Magnetism is an invisible force that draws certain materials together or pushes them apart. It surrounds us, influencing everything from refrigerator doors to complex electronic devices. Understanding its principles helps clarify how it shapes our daily experiences.
The Basics of Magnetism
Every magnet possesses two distinct ends called magnetic poles: a North pole and a South pole. These poles are where a magnet’s force is strongest. Opposite poles, such as a North pole and a South pole, attract each other, pulling magnets closer. Conversely, like poles, meaning two North poles or two South poles, repel each other, pushing them apart.
The region around a magnet where its magnetic force can be detected is known as a magnetic field. This field is often visualized using magnetic field lines, which emerge from the North pole of a magnet and curve around to enter the South pole, forming continuous, closed loops. These lines help represent the direction and strength of the magnetic force. The closer the field lines are to each other, the stronger the magnetic field in that area.
Sources of Magnetism
Magnetism arises from the motion of electric charges, particularly the behavior of electrons within atoms. Each electron possesses an intrinsic property called spin, which creates a tiny magnetic moment. Electrons also generate magnetic moments through their orbital motion as they move around the nucleus of an atom. These individual magnetic moments contribute to a material’s overall magnetic properties.
In most materials, the magnetic moments of individual electrons or atoms are randomly oriented, causing their magnetic effects to cancel each other out. However, in certain materials, particularly ferromagnetic ones like iron, nickel, and cobalt, groups of atoms form microscopic regions called magnetic domains. Within each domain, the magnetic moments of the atoms are naturally aligned in the same direction. When an external magnetic field is applied, these domains can align with the field, leading to a strong, net magnetic effect and the material becoming magnetized.
Types of Magnetic Materials
Materials interact with magnetic fields in different ways, leading to their classification into several types.

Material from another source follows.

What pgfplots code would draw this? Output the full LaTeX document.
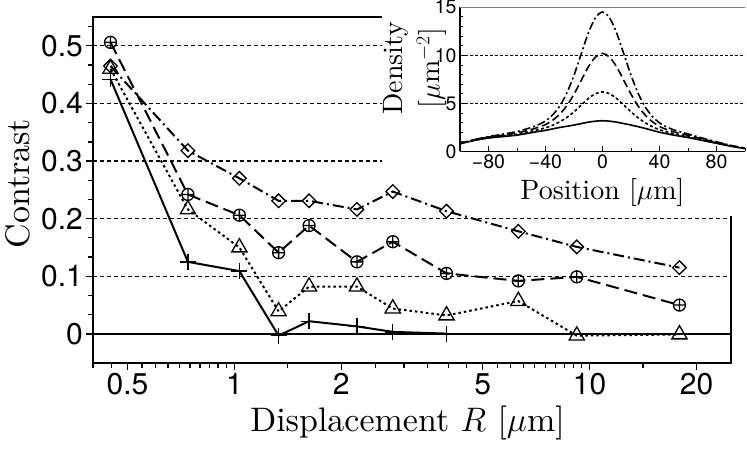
\RequirePackage{fix-cm}
\documentclass[border=0pt]{standalone}
\usepackage{fontspec}
\setmainfont{lmroman10-regular.otf}[BoldFont=lmroman10-bold.otf, ItalicFont=lmroman10-italic.otf]
\usepackage{pgfplots}
\usepackage{pgfplotstable}
\pgfplotsset{compat=1.18}
\newfontfamily\heros{TeX Gyre Heros}

\pgfplotstableread{
x s d a b
-100 0.80 0.81 0.83 0.85
-95 0.98 1.00 1.02 1.05
-90 1.15 1.17 1.21 1.24
-85 1.28 1.31 1.36 1.40
-80 1.40 1.44 1.50 1.56
-75 1.48 1.53 1.60 1.67
-70 1.55 1.62 1.70 1.80
-65 1.62 1.70 1.81 1.93
-60 1.70 1.80 1.93 2.07
-55 1.82 1.94 2.10 2.27
-50 1.95 2.10 2.29 2.50
-45 2.08 2.27 2.52 2.79
-40 2.20 2.46 2.80 3.17
-35 2.35 2.73 3.25 3.80
-30 2.50 3.09 3.88 4.73
-25 2.62 3.54 4.77 6.09
-20 2.75 4.12 5.96 7.93
-15 2.90 4.82 7.37 10.12
-10 3.05 5.50 8.78 12.29
-5 3.15 6.00 9.80 13.89
0 3.20 6.20 10.20 14.50
5 3.15 6.00 9.80 13.89
10 3.05 5.50 8.78 12.29
15 2.90 4.82 7.37 10.12
20 2.75 4.12 5.96 7.93
25 2.58 3.50 4.73 6.05
30 2.40 2.99 3.78 4.63
35 2.20 2.58 3.10 3.65
40 2.00 2.26 2.60 2.97
45 1.85 2.04 2.29 2.56
50 1.70 1.85 2.04 2.25
55 1.58 1.70 1.86 2.03
60 1.45 1.55 1.68 1.82
65 1.30 1.38 1.49 1.61
70 1.15 1.22 1.30 1.40
75 1.00 1.05 1.12 1.19
80 0.85 0.89 0.95 1.01
85 0.70 0.73 0.78 0.82
90 0.55 0.57 0.61 0.64
95 0.42 0.44 0.46 0.49
100 0.30 0.31 0.33 0.35
}\profile

\begin{document}
\begin{tikzpicture}
\begin{axis}[
  at={(0,0)}, anchor=south west,
  scale only axis, width=638bp, height=345.7bp,
  xmode=log, xmin=0.4, xmax=25, ymin=-0.05, ymax=0.55,
  xtick={0.5,1,2,5,10,20}, xticklabels={0.5,1,2,5,10,20},
  minor xtick={0.4,0.45,0.55,0.6,0.65,0.7,0.75,0.8,0.85,0.9,0.95,1.414,2.5,3,3.5,4,4.5,5.5,6,6.5,7,7.5,8,8.5,9,9.5,14.14},
  ytick={0.1,0.2,0.3,0.4,0.5}, yticklabels={0.1,0.2,0.3,0.4,0.5},
  extra y ticks={0}, extra y tick labels={0},
  extra y tick style={major grid style={solid, line width=2.5bp, black}},
  minor ytick={0.0333,0.0667,0.1333,0.1667,0.2333,0.2667,0.3333,0.3667,0.4333,0.4667,0.5333},
  tick align=outside, xtick pos=bottom, ytick pos=left,
  major tick length=7bp, minor tick length=5bp,
  every tick/.style={line width=1.3bp, black},
  ymajorgrids,
  major grid style={dash pattern=on 4bp off 3bp, line width=1.3bp, black},
  axis line style={line width=2bp},
  tick label style={font=\heros\fontsize{30bp}{32bp}\selectfont},
  yticklabel style={inner sep=3bp},
  label style={font=\fontsize{34bp}{40bp}\selectfont},
  xlabel={Displacement $R$ [$\mu$m]},
  ylabel={Contrast},
  xlabel style={at={(axis description cs:0.493,0)}, anchor=base, yshift=-68.3bp},
  ylabel style={at={(axis description cs:-0.118,0.518)}, anchor=center, inner sep=0pt},
  mark options={solid, line width=1.3bp},
]
\fill[white] (rel axis cs:0.453,0.4244) rectangle (rel axis cs:1.1,1.1);
\addplot[line width=2bp, mark=+, mark size=8bp] coordinates {
(0.448,0.442) (0.740,0.125) (1.033,0.109) (1.332,-0.003) (1.623,0.022) (2.213,0.013) (2.792,0.0035) (3.956,0.0005)};
\addplot[line width=2bp, dash pattern=on 2.5bp off 3bp, mark=triangle, mark size=8.8bp] coordinates {
(0.448,0.460) (0.740,0.216) (1.033,0.150) (1.332,0.039) (1.623,0.082) (2.213,0.082) (2.792,0.044) (3.956,0.032) (6.30,0.057) (9.20,-0.003) (17.9,-0.001)};
\addplot[line width=2bp, dash pattern=on 13bp off 6bp, mark=oplus, mark size=6bp] coordinates {
(0.448,0.506) (0.740,0.242) (1.033,0.206) (1.332,0.141) (1.623,0.188) (2.213,0.125) (2.792,0.160) (3.956,0.105) (6.30,0.092) (9.20,0.099) (17.9,0.050)};
\addplot[line width=2bp, dash pattern=on 11bp off 4bp on 2bp off 4bp, mark=square, mark options={solid, line width=1.3bp, rotate=45}, mark size=4.8bp] coordinates {
(0.448,0.465) (0.740,0.318) (1.033,0.270) (1.332,0.231) (1.623,0.231) (2.213,0.216) (2.792,0.247) (3.956,0.213) (6.30,0.178) (9.20,0.151) (17.9,0.115)};
\end{axis}

\fill[white] (289bp,341bp) rectangle (660bp,383bp);
\fill[white] (628bp,146.5bp) rectangle (660bp,383bp);

\begin{axis}[
  at={(367bp,211.2bp)}, anchor=south west,
  scale only axis, width=285bp, height=144.3bp,
  xmin=-100, xmax=100, ymin=0, ymax=15,
  axis x line*=bottom, axis y line*=left,
  xtick={-80,-40,0,40,80}, xticklabels={−80,−40,0,40,80},
  minor xtick={-100,-60,-20,20,60,100},
  ytick={0,5,10,15}, yticklabels={0,5,10,15}, minor y tick num=4,
  tick align=inside, major tick length=5bp, minor tick length=3bp,
  every tick/.style={line width=0.8bp, black},
  ymajorgrids,
  major grid style={dash pattern=on 3bp off 2bp, line width=0.8bp, black},
  axis line style={line width=1.5bp},
  tick label style={font=\heros\fontsize{19.5bp}{21bp}\selectfont},
  label style={font=\fontsize{28bp}{37bp}\selectfont, align=center},
  xlabel={Position [$\mu$m]},
  ylabel={Density\\{[}$\mu$m$^{-2}${]}},
  xlabel style={at={(axis description cs:0.5,0)}, anchor=base, yshift=-48.5bp},
  ylabel style={at={(axis description cs:-0.158,0.579)}, anchor=center},
]
\addplot[line width=1.6bp, smooth] table[x=x, y=s] {\profile};
\addplot[line width=1.6bp, smooth, dash pattern=on 3bp off 2.5bp] table[x=x, y=d] {\profile};
\addplot[line width=1.6bp, smooth, dash pattern=on 8bp off 4bp] table[x=x, y=a] {\profile};
\addplot[line width=1.6bp, smooth, dash pattern=on 8bp off 3bp on 2bp off 3bp] table[x=x, y=b] {\profile};
\draw[gray, line width=1bp] (rel axis cs:0,1) -- (rel axis cs:1,1);
\end{axis}

\pgfresetboundingbox
\useasboundingbox (-93bp,-87.3bp) rectangle (654bp,362.7bp);
\end{tikzpicture}
\end{document}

Ferromagnetic materials, such as iron, nickel, and cobalt, exhibit a strong attraction to magnetic fields and can retain their magnetism even after the external field is removed. This strong magnetic behavior is due to the spontaneous alignment of atomic magnetic moments within domains, which can persist to create permanent magnets.
Paramagnetic materials, including aluminum and platinum, are weakly attracted to magnetic fields but lose their magnetism once the external field is removed. Their atoms have unpaired electrons, which create magnetic moments. These moments do not interact strongly with each other and are randomly oriented without an external field. When a magnetic field is applied, these moments partially align, resulting in a weak, temporary magnetization.
Diamagnetic materials, such as water, copper, and bismuth, are weakly repelled by magnetic fields. In these materials, all electrons are paired, meaning their spins cancel out, and there is no permanent net magnetic moment per atom. When an external magnetic field is applied, it induces a weak magnetic moment in the opposite direction, causing the slight repulsion.
Everyday Applications of Magnetism
Magnetism plays a significant role in numerous everyday technologies.
Compasses utilize Earth’s magnetic field to indicate direction, with the compass needle aligning itself with the planet’s magnetic North.
Electric motors, found in household appliances and electric vehicles, rely on the interaction between magnetic fields and electric currents to convert electrical energy into mechanical motion.
Generators work on the reverse principle, using mechanical energy to rotate magnets within wire coils, thereby inducing an electrical current and generating electricity.
Data storage devices, such as traditional hard drives, employ magnetism to record and retrieve information. Tiny magnetic regions on spinning platters are manipulated to represent digital data.
Credit card strips store basic account information magnetically.
Magnetic Resonance Imaging (MRI) machines use powerful magnetic fields and radio waves to create detailed images of the body’s internal structures.
Refrigerator doors rely on magnetic strips to create a tight seal, conserving energy by keeping cold air inside.